The adoption of open source software by South African businesses has risen dramatically over the last six months, fuelled by the efforts of Mark Shuttleworth and the Go-Open Foundation, among others, to raise awareness for the open source movement.
This is the view of Inus Gouws, a senior information management (IM) consultant at Computer Associates Africa.
He says Shuttleworth and other open source protagonists are challenging software vendors to define open standards and open source as their default platform to minimise IT complexity, maximise efficiency and enable "open innovation".
Gouws says there are many challenges facing the IT industry in SA, central to which is the need to embrace the open source concept more fully in line with government suggestions.
"At the same time we need to encourage open source pioneers to become more commercial and less introspective in their approach to promoting their strategies for the future," he says.
"These and other goals will only be resolved if key industry players work together to improve the pace at which open source solutions are adopted here.
"If we can achieve this goal, users will be more likely to cut through complexity and leverage their IT infrastructures for maximum benefit at a vastly reduced cost. And it will spur innovation at a rate we have never seen before."
Gouws says encouraging and stimulating innovation in application design and implementation is a true open standards tenant - one that will allow individual users and companies to innovate separately and still have the capacity to "cement" these innovations together for the benefit of all open source users.
"The power driving open standards is that the standards are not owned by any company," stresses Gouws. "Instead, they are specifications for formats, interfaces, graphics and networking, established to assure hardware and software compatibility and support for interoperability, portability and scalability.
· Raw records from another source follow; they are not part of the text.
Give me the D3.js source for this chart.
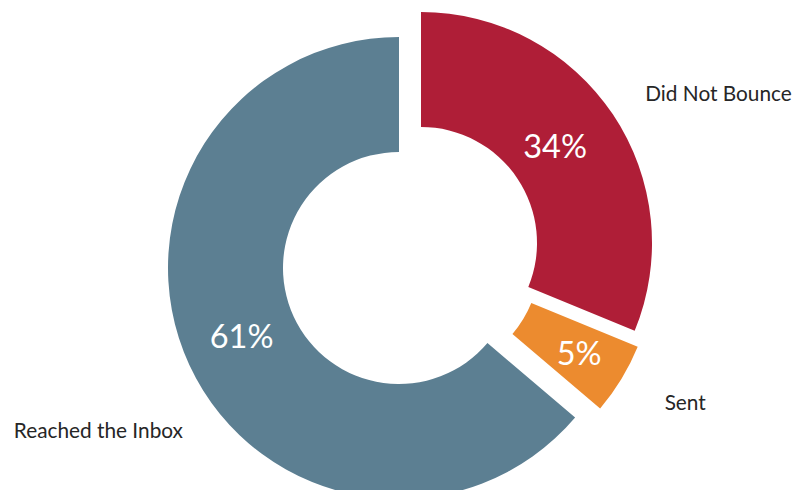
<!DOCTYPE html>
<html>
<head>
<meta charset="utf-8">
<script src="https://cdn.jsdelivr.net/npm/d3@7"></script>
<style>
  body { margin: 0; background: #fff; }
  svg { display: block; }
</style>
</head>
<body>
<div id="chart"></div>
<script>
// data
const categories = ["Did Not Bounce", "Sent", "Reached the Inbox"]
// slice shares as drawn (angles)
const shares = [31.2, 5.0, 63.8]
// percentages printed on the slices
const pctLabels = ["34%", "5%", "61%"]

const colors = ["#af1e37", "#ec8b2f", "#5c7f92"]

const width = 797
const height = 490
const cx = 410
const cy = 256
const outerR = 231
const innerR = 116
const labelR = 270

// explosion shift of each slice, pixels
const explode = [[11, -13], [14, 3], [-11, 12]]
// small nudges for outside labels and percent labels
const labelNudge = [[0, 1], [10, 3], [29, 49]]
const pctNudge = [[-10, 0], [7, 4], [0, -5]]

const data = categories.map((c, i) => ({
    name: c, share: shares[i], pct: pctLabels[i], color: colors[i],
    dx: explode[i][0], dy: explode[i][1],
    nx: labelNudge[i][0], ny: labelNudge[i][1],
    px: pctNudge[i][0], py: pctNudge[i][1]
}))

const svg = d3.select("#chart").append("svg")
    .attr("width", width)
    .attr("height", height)

const pie = d3.pie()
    .sort(null)
    .value(d => d.share)

const arc = d3.arc()
    .innerRadius(innerR)
    .outerRadius(outerR)

const outerArc = d3.arc()
    .innerRadius(labelR)
    .outerRadius(labelR)

const slices = svg.selectAll(".slice")
    .data(pie(data))
    .enter()
    .append("g")
    .attr("class", "slice")
    .attr("transform", d => "translate(" + (cx + d.data.dx) + "," + (cy + d.data.dy) + ")")

slices.append("path")
    .attr("d", arc)
    .attr("fill", d => d.data.color)

slices.append("text")
    .attr("transform", d => {
        const p = arc.centroid(d)
        return "translate(" + (p[0] + d.data.px) + "," + (p[1] + d.data.py) + ")"
    })
    .attr("dy", "0.36em")
    .style("text-anchor", "middle")
    .attr("font-family", "Lato, 'Open Sans', sans-serif")
    .attr("font-size", 32.5)
    .attr("fill", "white")
    .text(d => d.data.pct)

slices.append("text")
    .attr("transform", d => {
        const p = outerArc.centroid(d)
        return "translate(" + (p[0] + d.data.nx) + "," + (p[1] + d.data.ny) + ")"
    })
    .attr("dy", "0.36em")
    .style("text-anchor", d => (d.startAngle + d.endAngle) / 2 < Math.PI ? "start" : "end")
    .attr("font-family", "Lato, 'Open Sans', sans-serif")
    .attr("font-size", 20.8)
    .attr("fill", "#262626")
    .text(d => d.data.name)
</script>
</body>
</html>
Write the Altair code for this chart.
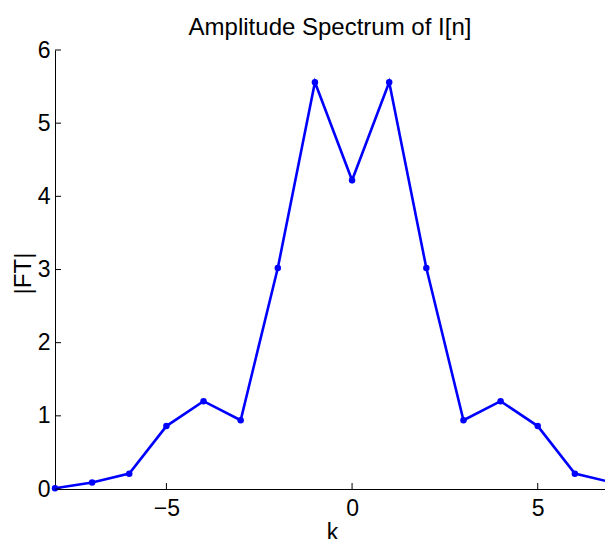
import altair as alt
import pandas as pd

k = [-8, -7, -6, -5, -4, -3, -2, -1, 0, 1, 2, 3, 4, 5, 6, 7]
ft = [0.01, 0.09, 0.21, 0.86, 1.2, 0.94, 3.02, 5.56, 4.22, 5.56, 3.02, 0.94, 1.2, 0.86, 0.21, 0.09]
x_ticks = [-5, 0, 5]
y_ticks = [0, 1, 2, 3, 4, 5, 6]

W, H = 550, 439
FONT = "Liberation Sans"
FS = 23

df = pd.DataFrame({"k": k, "ft": ft})
xs = alt.Scale(domain=[-8, 7], nice=False, zero=False, range=[0, 557])
ys = alt.Scale(domain=[0, 6], nice=False)

base = alt.Chart(df)

line = base.mark_line(color="#0000ff", strokeWidth=2.6).encode(
    x=alt.X("k:Q", scale=xs,
            axis=alt.Axis(values=x_ticks, title="k", grid=False, tickSize=0,
                          labelPadding=8, titlePadding=1, domainColor="black",
                          labelColor="black", titleColor="black", format="d",
                          labelFontSize=FS, titleFontSize=FS, labelFont=FONT,
                          titleFont=FONT, titleFontWeight="normal",
                          titleX=277, titleAnchor="middle")),
    y=alt.Y("ft:Q", scale=ys,
            axis=alt.Axis(values=y_ticks, title="|FT|", grid=False, tickSize=0,
                          labelPadding=5, domainColor="black", format="d",
                          labelColor="black", titleColor="black",
                          labelFontSize=FS, titleFontSize=24, labelFont=FONT,
                          titleFont=FONT, titleFontWeight="normal",
                          titleX=-24.5, titleY=223, titleBaseline="alphabetic",
                          titleAlign="center", titleAngle=270)),
)

pts = base.mark_circle(color="#0000ff", size=42, opacity=1).encode(
    x=alt.X("k:Q", scale=xs), y=alt.Y("ft:Q", scale=ys)
)

xt = alt.Chart(pd.DataFrame({"t": x_ticks})).mark_rule(color="black", strokeWidth=1).encode(
    x=alt.X("t:Q", scale=xs), y=alt.value(H), y2=alt.value(H - 6)
)
yt = alt.Chart(pd.DataFrame({"t": y_ticks})).mark_rule(color="black", strokeWidth=1).encode(
    y=alt.Y("t:Q", scale=ys), x=alt.value(0), x2=alt.value(6)
)

chart = alt.layer(line, pts, xt, yt).properties(
    width=W, height=H,
    title=alt.TitleParams("Amplitude Spectrum of I[n]", fontSize=24, font=FONT,
                          fontWeight="normal", color="black", offset=-1),
    autosize=alt.AutoSizeParams(type="none"),
    padding={"left": 47, "top": 42, "right": 0, "bottom": 50},
).configure_view(stroke=None).configure_axis(domainWidth=1)

chart.save("out.html", embed_options={"renderer": "svg", "actions": False})
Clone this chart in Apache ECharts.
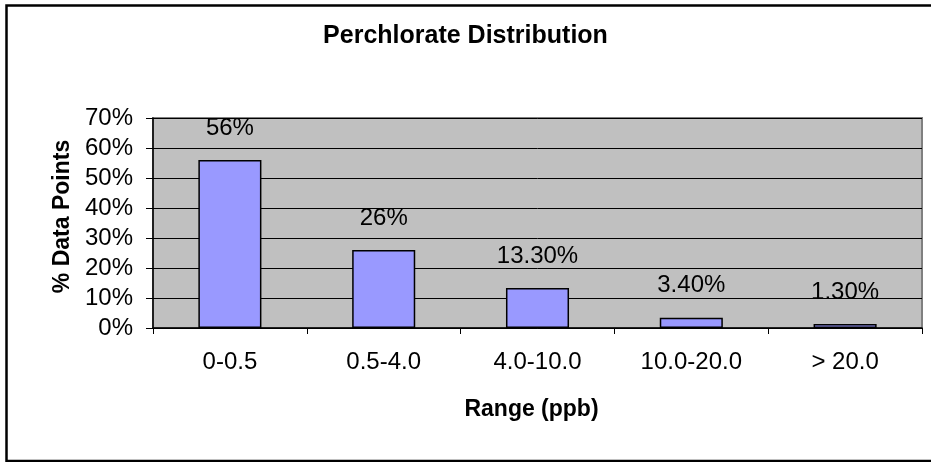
<!DOCTYPE html>
<html>
<head>
<meta charset="utf-8">
<script src="https://cdn.jsdelivr.net/npm/echarts@6/dist/echarts.min.js"></script>
<style>
html,body{margin:0;padding:0;background:#fff;}
#chart{width:931px;height:462px;}
</style>
</head>
<body>
<div id="chart"></div>
<script>
var categories = ['0-0.5', '0.5-4.0', '4.0-10.0', '10.0-20.0', '> 20.0'];
var values = [0.56, 0.26, 0.133, 0.034, 0.013];
var valueLabels = ['56%', '26%', '13.30%', '3.40%', '1.30%'];
var yTickValues = [0, 0.1, 0.2, 0.3, 0.4, 0.5, 0.6, 0.7];

var FONT = "'Liberation Sans', Arial, sans-serif";
var chart = echarts.init(document.getElementById('chart'), null, {renderer: 'canvas'});
chart.setOption({
  animation: false,
  backgroundColor: '#ffffff',
  title: {
    text: 'Perchlorate Distribution',
    left: 'center',
    top: 19,
    padding: [5, 5, 5, 24],
    textStyle: {fontFamily: FONT, fontWeight: 'bold', fontSize: 25, color: '#000'}
  },
  graphic: [{
    type: 'rect',
    shape: {x: 6.5, y: 5.5, width: 960, height: 455.5},
    style: {fill: 'none', stroke: '#000', lineWidth: 2.5},
    silent: true,
    z: 100
  }],
  grid: {
    left: 153, right: 9, top: 118, bottom: 134,
    show: true,
    backgroundColor: '#C0C0C0',
    borderColor: '#808080',
    borderWidth: 2
  },
  xAxis: {
    type: 'category',
    data: categories,
    boundaryGap: true,
    name: 'Range (ppb)',
    nameLocation: 'middle',
    nameGap: 70,
    nameTextStyle: {fontFamily: FONT, fontWeight: 'bold', fontSize: 23, color: '#000', padding: [0, 12, 0, 0]},
    axisLine: {show: true, lineStyle: {color: '#000', width: 1.5}},
    axisTick: {show: true, length: 6, alignWithLabel: false, lineStyle: {color: '#000'}},
    axisLabel: {fontFamily: FONT, fontSize: 24, color: '#000', margin: 22},
    splitLine: {show: false}
  },
  yAxis: {
    type: 'value',
    min: 0, max: 0.7, interval: 0.1,
    name: '% Data Points',
    nameLocation: 'middle',
    nameGap: 63,
    nameTextStyle: {fontFamily: FONT, fontWeight: 'bold', fontSize: 23, color: '#000', padding: [0, 0, 0, 13]},
    axisLine: {show: true, lineStyle: {color: '#000', width: 1.5}},
    axisTick: {show: true, length: 7, lineStyle: {color: '#000'}},
    axisLabel: {
      fontFamily: FONT, fontSize: 24, color: '#000', margin: 20,
      formatter: function (v) { return Math.round(v * 100) + '%'; }
    },
    splitLine: {show: true, lineStyle: {color: '#000', width: 1}}
  },
  series: [{
    type: 'bar',
    data: values,
    barWidth: '41%',
    itemStyle: {color: '#9999FF', borderColor: '#000', borderWidth: 1.5},
    label: {
      show: true,
      position: 'top',
      distance: 20,
      fontFamily: FONT, fontSize: 24, color: '#000',
      formatter: function (p) { return valueLabels[p.dataIndex]; }
    }
  }]
});
</script>
</body>
</html>
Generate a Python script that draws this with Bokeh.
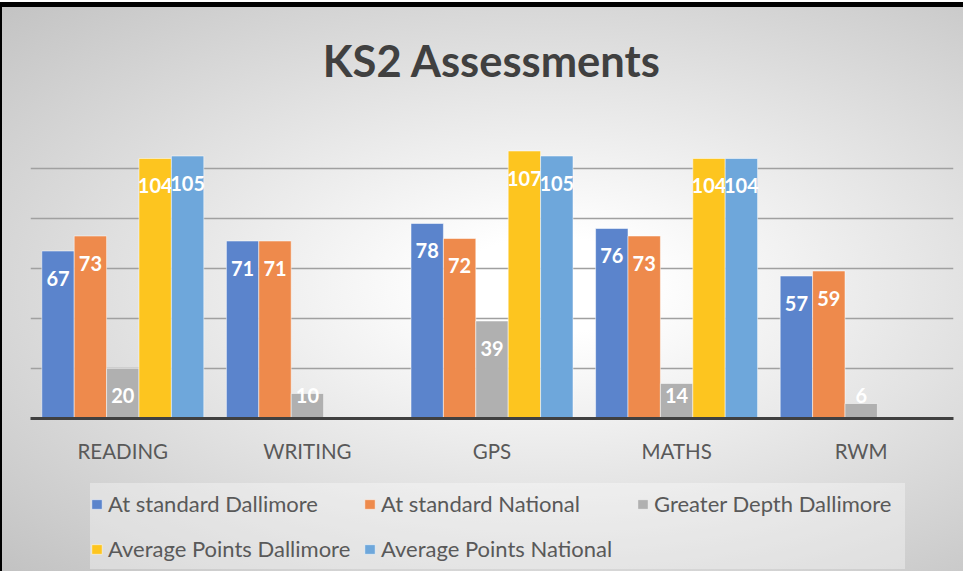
import numpy as np
from bokeh.plotting import figure
from bokeh.layouts import column
from bokeh.models import ColumnDataSource, FactorRange, FixedTicker, Legend, LegendItem
from bokeh.transform import dodge
from bokeh.core.properties import value
from bokeh.embed import file_html
from bokeh.resources import INLINE

categories = ["READING", "WRITING", "GPS", "MATHS", "RWM"]
series_names = ["At standard Dallimore", "At standard National", "Greater Depth Dallimore",
                "Average Points Dallimore", "Average Points National"]
at_standard_dallimore = [67, 71, 78, 76, 57]
at_standard_national = [73, 71, 72, 73, 59]
greater_depth_dallimore = [20, 10, 39, 14, 6]
average_points_dallimore = [104, np.nan, 107, 104, np.nan]
average_points_national = [105, np.nan, 105, 104, np.nan]
series_values = [at_standard_dallimore, at_standard_national, greater_depth_dallimore,
                 average_points_dallimore, average_points_national]
colors = ["#5b84cc", "#ee8a4c", "#b0b0b0", "#fdc51f", "#6ea7db"]
grid_ticks = [20, 40, 60, 80, 100, 120]

FONT = value("Lato")

data = {"cat": categories}
for i, vals in enumerate(series_values):
    arr = np.array(vals, dtype=float)
    data[f"v{i}"] = arr
    data[f"ly{i}"] = np.where(np.isnan(arr), np.nan, np.maximum(arr - 10.8, 9.2))
    data[f"t{i}"] = ["" if np.isnan(v) else str(int(v)) for v in arr]
src = ColumnDataSource(data)

# ---- main chart ----
p = figure(x_range=FactorRange(factors=categories), y_range=(0, 120),
           width=963, height=481, output_backend="svg", toolbar_location=None,
           min_border_left=30, min_border_right=10, min_border_top=118, min_border_bottom=63)
p.border_fill_color = None
p.background_fill_color = None
p.outline_line_color = None

p.title.text = "KS2 Assessments"
p.title.align = "center"
p.title.vertical_align = "top"
p.title.text_font = "Lato"
p.title.text_font_size = "43.5px"
p.title.text_font_style = "bold"
p.title.text_color = "#404040"
p.title.standoff = 61

width = 0.1755
offsets = [-2 * width, -width, 0, width, 2 * width]
for i in range(5):
    p.vbar(x=dodge("cat", offsets[i], range=p.x_range), top=f"v{i}", width=width,
           source=src, fill_color=colors[i], line_color="#ffffff", line_alpha=0.5, line_width=1)
    p.text(x=dodge("cat", offsets[i], range=p.x_range), y=f"ly{i}", text=f"t{i}", source=src,
           text_color="white", text_font=FONT, text_font_style="bold", text_font_size="20px",
           text_align="center", text_baseline="middle")

p.yaxis.visible = False
p.ygrid.ticker = FixedTicker(ticks=grid_ticks)
p.ygrid.grid_line_color = "#a0a0a0"
p.ygrid.grid_line_width = 1.5
p.xgrid.grid_line_color = None

xa = p.xaxis[0]
xa.axis_line_color = "#404040"
xa.axis_line_width = 3
xa.major_tick_line_color = None
xa.minor_tick_line_color = None
xa.major_label_text_font = "Lato"
xa.major_label_text_font_size = "20.5px"
xa.major_label_text_color = "#595959"
xa.major_label_standoff = 14

# ---- legend strip ----
q = figure(x_range=(0, 1), y_range=(0, 1), width=963, height=90, output_backend="svg",
           toolbar_location=None, x_axis_type=None, y_axis_type=None,
           min_border_left=0, min_border_right=0, min_border_top=0, min_border_bottom=0)
q.border_fill_color = None
q.background_fill_color = None
q.outline_line_color = None
q.grid.visible = False

items = []
for i in range(5):
    r = q.vbar(x=[0.5], top=[np.nan], width=0.1, fill_color=colors[i],
               line_color="#ffffff", line_alpha=0.5, line_width=1)
    items.append(LegendItem(label=series_names[i], renderers=[r]))

legend = Legend(items=items, orientation="horizontal", ncols=3, location=(60, 2))
legend.label_text_font = "Lato"
legend.label_text_font_size = "22px"
legend.label_text_color = "#595959"
legend.glyph_width = 13
legend.glyph_height = 12
legend.label_height = 41
legend.label_width = 251
legend.label_standoff = 5
legend.spacing = 4
legend.padding = 9
legend.margin = 0
legend.background_fill_color = "#ffffff"
legend.background_fill_alpha = 0.35
legend.border_line_color = None
q.add_layout(legend, "center")

page = column(p, q, spacing=0)
page.styles = {
    "background": ("linear-gradient(#000,#000) 0 2px / 100% 5px no-repeat, "
                   "linear-gradient(#000,#000) 0 2px / 2px 100% no-repeat, "
                   "linear-gradient(#fff,#fff) 0 0 / 100% 2px no-repeat, "
                   "radial-gradient(ellipse farthest-corner at 57% 50%, #ffffff 0%, #ffffff 12%, #c2c2c2 100%)")
}

open("out.html", "w").write(file_html(page, INLINE))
"We need to work together as a community to promote the values of true open standards and create an environment that will support and enable interfaces such as Web services, and operating systems and platforms such as Linux, Java and MS DOS," he says.
Gouws maintains that ultimately, the adoption of open source standards for the enterprise will depend on four elements being in place:
* The ability of the open source concept to deliver "real" business value.
* Reliable vendors who can mitigate risk and provide indemnification (along with support contracts) for open source technologies.
* The ability of vendors to provide 24x7 support.
* Vendors who can ensure the co-existence of open source with the existing IT environment.
From a CA perspective, Gouws adds that Linux, open source and the open innovation model are natural fits for CA, because the company has always prided itself on being platform-neutral.
"We have always ensured our management software works with whatever systems our customers have and whatever solutions and functions they may choose to add as their businesses evolve and grow," he says.